Current COVID-19 tests detect the presence of the SARS-CoV-2 viral RNA genome in patients’ samples through RT-PCR. They are designed to identify who has the virus in their system, at the time of testing. But, testing in the United States has been inadequate on multiple levels. There are not enough tests, leaving some patients waiting in long lines outside of the hospital and others sleeping overnight in their cars, waiting to be tested. Also, the tests’ levels of sensitivity (identifying those with the disease correctly) and specificity (identifying those without the disease) have been called into question.

The testing situation’s deficiencies have left a looming question… how many COVID-19 cases have gone undetected? Small studies have started to color in part of this picture. For example, a recent paper in the New England Journal of Medicine reports a survey performed at the New York–Presbyterian Allen Hospital and Columbia University Irving Medical Center in NYC. The study included 215 pregnant women who were admitted for delivery. The pregnant women were screened on admission for symptoms of COVID-19 and tested for the presence of SARS-CoV-2. Four women were symptomatic and tested positive for COVID-19. Of the 211 women without symptoms—29 (13.7%) were positive for SARS-CoV-2. The take-home message of the study is that 29 of the 33 patients who were positive for SARS-CoV-2 at admission (87.9%) had no COVID-19 symptoms at presentation.

The researchers at the NIH in Bethesda, MD, have a plan to color in even more of this picture. The NIH is launching a study to determine how many adults in the United States—without a confirmed history of infection with SARS-CoV-2—have the presence of antibodies against SARS-CoV-2. The presence of antibodies in the blood will be used as an indication of a prior infection.

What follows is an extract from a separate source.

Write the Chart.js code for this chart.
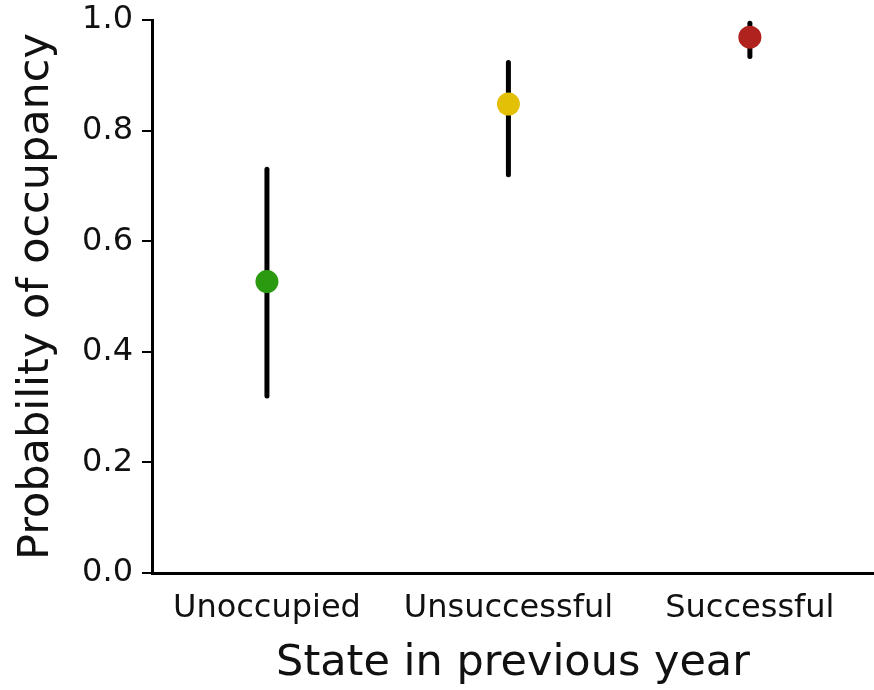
<!DOCTYPE html>
<html>
<head>
<meta charset="utf-8">
<script src="https://cdn.jsdelivr.net/npm/chart.js@4/dist/chart.umd.min.js"></script>
<style>
  html, body { margin: 0; padding: 0; background: #fff; overflow: hidden; }
  #wrap { width: 874px; height: 690px; }
</style>
</head>
<body>
<div id="wrap"><canvas id="c" width="874" height="690"></canvas></div>
<script>
// Occupancy probability by state in the previous year, with interval bounds
const categories = ['Unoccupied', 'Unsuccessful', 'Successful'];
const estimates = [0.527, 0.848, 0.969];
const lowerBounds = [0.320, 0.720, 0.934];
const upperBounds = [0.730, 0.923, 0.994];
const pointColors = ['#2b9a10', '#e3bf05', '#b0221e'];
const yTicks = [0, 0.2, 0.4, 0.6, 0.8, 1.0];

const positions = categories.map((_, i) => i + 1);
const points = positions.map((x, i) => ({ x: x, y: estimates[i] }));

// Vertical interval lines behind each point
const intervalPlugin = {
  id: 'intervals',
  beforeDatasetsDraw(chart) {
    const { ctx, scales } = chart;
    ctx.save();
    ctx.strokeStyle = '#000';
    ctx.lineWidth = 5;
    ctx.lineCap = 'round';
    positions.forEach((x, i) => {
      const px = scales.x.getPixelForValue(x);
      ctx.beginPath();
      ctx.moveTo(px, scales.y.getPixelForValue(lowerBounds[i]));
      ctx.lineTo(px, scales.y.getPixelForValue(upperBounds[i]));
      ctx.stroke();
    });
    ctx.restore();
  }
};

const family = '"DejaVu Sans", Verdana, sans-serif';
const tickFont = { family: family, size: 32 };
const titleFont = { family: family, size: 43 };

new Chart(document.getElementById('c'), {
  type: 'scatter',
  data: {
    datasets: [{
      data: points,
      pointBackgroundColor: pointColors,
      pointBorderColor: pointColors,
      pointRadius: 11.5,
      pointHoverRadius: 11.5,
      borderWidth: 0
    }]
  },
  options: {
    responsive: false,
    animation: false,
    layout: { autoPadding: false, padding: { top: 20, right: 0, left: 0, bottom: 0 } },
    plugins: { legend: { display: false }, tooltip: { enabled: false } },
    scales: {
      x: {
        type: 'linear',
        min: 0.524,
        max: 3.514,
        afterBuildTicks(scale) { scale.ticks = positions.map(v => ({ value: v })); },
        afterFit(scale) {
          scale.height = 117;
          scale.paddingLeft = 0;
          scale.paddingRight = 0;
        },
        ticks: {
          callback: (v) => categories[Math.round(v) - 1] || '',
          color: '#111',
          font: tickFont,
          padding: 16,
          maxRotation: 0,
          autoSkip: false
        },
        grid: { drawOnChartArea: false, drawTicks: false },
        border: { display: true, color: '#000', width: 3 },
        title: {
          display: true,
          text: 'State in previous year',
          color: '#111',
          font: titleFont,
          padding: { top: 0, bottom: 0 }
        }
      },
      y: {
        min: 0,
        max: 1,
        afterBuildTicks(scale) { scale.ticks = yTicks.map(v => ({ value: v })); },
        afterFit(scale) {
          scale.width = 152;
          scale.paddingTop = 0;
          scale.paddingBottom = 0;
        },
        ticks: {
          callback: (v) => v.toFixed(1),
          color: '#111',
          font: tickFont,
          padding: 9
        },
        grid: { drawOnChartArea: false, drawTicks: true, tickLength: 10, color: '#000', lineWidth: 2 },
        border: { display: true, color: '#000', width: 3 },
        title: {
          display: true,
          text: 'Probability of occupancy',
          color: '#111',
          font: titleFont,
          padding: { top: 11, bottom: 0 }
        }
      }
    }
  },
  plugins: [intervalPlugin]
});
</script>
</body>
</html>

The study was announced on April 10, and, according to a tweet on April 11 by Kaitlyn Sadtler, PhD, study lead for laboratory testing and chief of NIBIB’s Section for Immunoengineering, the team was “getting inundated” with people who had volunteered for the study while also noting that “diversity of donors is key.”

In this “serosurvey,” researchers will collect and analyze blood samples from as many as 10,000 volunteers to provide critical data for epidemiological models. Individuals with a confirmed history of COVID-19 or current symptoms consistent with COVID-19 are not eligible to participate. The results will help illuminate the extent to which the novel coronavirus has spread undetected in the United States and provide insights into which communities and populations are most affected.

“An antibody test is looking back into the immune system’s history with a rearview mirror,” said Matthew J. Memoli, MD, director of NIAID’s Laboratory of Infectious Diseases Clinical Studies Unit and an investigator on the study. “By analyzing an individual’s blood, we can determine if that person has encountered SARS-CoV-2 previously.”

Investigators will analyze blood samples for two types of antibodies, anti-SARS-CoV-2 S protein IgG and IgM, using an ELISA (enzyme-linked immunosorbent assay) developed by researchers at NIAID and NIBIB. Sadtler gave a reason on twitter as to why they have chosen to use an ELISA over the quick test kits, noting that “reliability and ability to use a variety of controls, test, and re-test.”

In blood samples found to contain antibodies against SARS-CoV-2, researchers may perform additional tests to evaluate the volunteers’ immune responses to the virus. These data may provide insight as to why these cases were less severe than those that lead to hospitalization.

“This study will give us a clearer picture of the true magnitude of the COVID-19 pandemic in the United States by telling us how many people in different communities have been infected without knowing it because they had a very mild, undocumented illness or did not access testing while they were sick,” said Anthony S. Fauci, MD, NIAID director. “These crucial data will help us measure the impact of our public health efforts now and guide our COVID-19 response moving forward.”

Healthy volunteers over the age of 18 from anywhere in the United States can participate and will be asked to consent to enrollment over the telephone.

After enrollment, study participants will attend a virtual clinic visit, complete a health assessment questionnaire and provide basic demographic information—including race, ethnicity, sex, age, and occupation—before submitting samples in one of two ways. Participants working at the NIH Bethesda campus will have blood drawn at the NIH Clinical Center. Other volunteers will participate in at-home blood sampling. Neoteryx, a medical device firm based in Torrance, CA, will supply at-home blood collection kits. Researchers will ship each study participant a Mitra® Home Blood Collection Kit and provide detailed instructions on collecting a microsample of blood and mailing it back for future analysis in the laboratory.

“Researchers have considerable experience using these at-home blood collection kits to track the spread of other infectious diseases like influenza, and this method is safe, effective, and easy-to-use,” said Sadtler. “With a small finger-pick, volunteers can help scientists fight COVID-19 from their homes.”